→ Task requirements
Can you set down, exactly as they appear below, the lines from the opening of the material through the one bearing "anchor=base west, inner", minus the pictures?
[Start]
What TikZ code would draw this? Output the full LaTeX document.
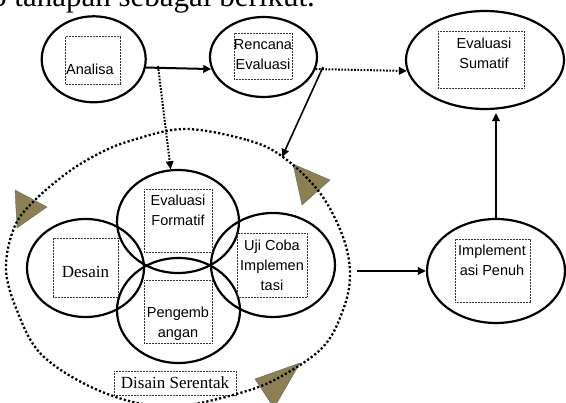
\documentclass[tikz,border=0pt]{standalone}
\usepackage{fontspec}
\newfontfamily\lsans{Liberation Sans}
\newfontfamily\lserif{Liberation Serif}
\usetikzlibrary{shapes.geometric,arrows.meta}
\definecolor{olivetri}{RGB}{140,128,82}
\begin{document}
\begin{tikzpicture}[x=1pt,y=-1pt,
  ell/.style={draw, ellipse, line width=2.2pt, inner sep=0pt},
  tbox/.style={draw=black!80, line width=0.6pt, dash pattern=on 0.6pt off 0.9pt, inner sep=0pt},
  lab/.style={font=\lsans\fontsize{14.5}{20}\selectfont, align=center, inner sep=0pt, anchor=north},
  slab/.style={font=\lserif\fontsize{17}{20}\selectfont, inner sep=0pt},
  arr/.style={line width=2pt, -{Triangle[length=8pt,width=7.5pt]}},
  dots/.style={line width=2pt, dash pattern=on 1.7pt off 1.5pt},
  bigdots/.style={line width=2.3pt, dash pattern=on 2.2pt off 2.2pt},
  tri/.style={fill=olivetri, draw=black!60, line width=0.4pt}
]
\useasboundingbox (0,0) rectangle (566,403);

% intro text (cut at top)
\node[font=\lserif\fontsize{31}{31}\selectfont, anchor=base west, inner sep=0pt] (intro) at (-9,6.5) {5 tahapan sebagai berikut.};

% ellipses
\node[ell, minimum width=104pt, minimum height=86pt] (ana) at (93.7,59.3) {};
\node[ell, minimum width=107pt, minimum height=80pt] (ren) at (263.5,57) {};
\node[ell, minimum width=158pt, minimum height=98pt] (sum) at (485,60) {};
\node[ell, minimum width=138pt, minimum height=104pt] (imp) at (496,271) {};
\node[ell, minimum width=117pt, minimum height=98pt] (des) at (85.5,268) {};
\node[ell, minimum width=122pt, minimum height=103pt] (ef) at (178,221.5) {};
\node[ell, minimum width=123pt, minimum height=105pt] (pen) at (178.5,310.5) {};
\node[ell, minimum width=124pt, minimum height=104pt] (uji) at (273,265) {};

% dotted text boxes
\node[tbox, minimum width=55pt, minimum height=48.3pt] (anabox) at (93.2,60.15) {};
\node[tbox, minimum width=58pt, minimum height=46pt] (renbox) at (263,56) {};
\node[tbox, minimum width=86pt, minimum height=57pt] (sumbox) at (481,59.5) {};
\node[tbox, minimum width=75pt, minimum height=63pt] (impbox) at (492.5,270.5) {};
\node[tbox, minimum width=68pt, minimum height=63pt] (efbox) at (178,220.5) {};
\node[tbox, minimum width=68pt, minimum height=63pt] (penbox) at (178,311.5) {};
\node[tbox, minimum width=70pt, minimum height=64pt] (ujibox) at (272,265) {};
\node[tbox, minimum width=65pt, minimum height=59pt] (desbox) at (85.5,267.5) {};

% labels
\node[lab, anchor=north west] (anatxt) at (66,63.5) {Analisa};
\node[lab] (rentxt) at (263,39.5) {Rencana\\Evaluasi};
\node[lab] (sumtxt) at (484,37.5) {Evaluasi\\Sumatif};
\node[lab] (imptxt) at (492,244.5) {Implement\\asi Penuh};
\node[lab] (eftxt) at (178,194.5) {Evaluasi\\Formatif};
\node[lab] (pentxt) at (178,306.5) {Pengemb\\angan};
\node[lab] (ujitxt) at (272,239.5) {Uji Coba\\Implemen\\tasi};
\node[slab] (destxt) at (85.5,272) {Desain};
\node[tbox, slab, minimum width=122pt, minimum height=24pt] (dis) at (175,383) {Disain Serentak};

% triangles on the cycle
\draw[tri] (15,190) -- (47,207) -- (17,228) -- cycle;
\draw[tri] (293,164) -- (330,180) -- (302,205) -- cycle;
\draw[tri] (255,379) -- (300,363) -- (274,408) -- cycle;

% big dotted cycle
\draw[bigdots] plot[smooth cycle, tension=0.6] coordinates {
  (185,129) (247,140) (283,157) (320,193) (343,237) (350,275) (343,310)
  (323,347) (280,377) (240,393) (180,406) (133,402) (83,383) (40,353)
  (18,313) (6,270) (14,228) (33,202) (67,173) (100,153) (133,140)};

% connectors
\coordinate (j0) at (158,66);
\coordinate (j1) at (323,67);
\coordinate (k1) at (282,157);
\draw[arr] (ana.-9) -- (ren.193);
\draw[dots, -{Triangle[length=8pt,width=7.5pt]}] (ren.-13) -- (sum.188);
\draw[dots, -{Triangle[length=8pt,width=7.5pt]}] (j0) -- (ef.98);
\draw[line width=1.6pt, -{Triangle[length=8pt,width=7.5pt]}] (j1) -- (k1);
\draw[arr, shorten >=3pt] (imp.north) -- (imp.north |- sum.south);
\draw[arr, shorten <=21pt] (uji.east |- imp.west) -- (imp.west);
\end{tikzpicture}
\end{document}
[End]
→ Answer for this exercise
What TikZ code would draw this? Output the full LaTeX document.
\documentclass[tikz,border=0pt]{standalone}
\usepackage{fontspec}
\newfontfamily\lsans{Liberation Sans}
\newfontfamily\lserif{Liberation Serif}
\usetikzlibrary{shapes.geometric,arrows.meta}
\definecolor{olivetri}{RGB}{140,128,82}
\begin{document}
\begin{tikzpicture}[x=1pt,y=-1pt,
  ell/.style={draw, ellipse, line width=2.2pt, inner sep=0pt},
  tbox/.style={draw=black!80, line width=0.6pt, dash pattern=on 0.6pt off 0.9pt, inner sep=0pt},
  lab/.style={font=\lsans\fontsize{14.5}{20}\selectfont, align=center, inner sep=0pt, anchor=north},
  slab/.style={font=\lserif\fontsize{17}{20}\selectfont, inner sep=0pt},
  arr/.style={line width=2pt, -{Triangle[length=8pt,width=7.5pt]}},
  dots/.style={line width=2pt, dash pattern=on 1.7pt off 1.5pt},
  bigdots/.style={line width=2.3pt, dash pattern=on 2.2pt off 2.2pt},
  tri/.style={fill=olivetri, draw=black!60, line width=0.4pt}
]
\useasboundingbox (0,0) rectangle (566,403);

% intro text (cut at top)
\node[font=\lserif\fontsize{31}{31}\selectfont, anchor=base west, inner sep=0pt] (intro) at (-9,6.5) {5 tahapan sebagai berikut.};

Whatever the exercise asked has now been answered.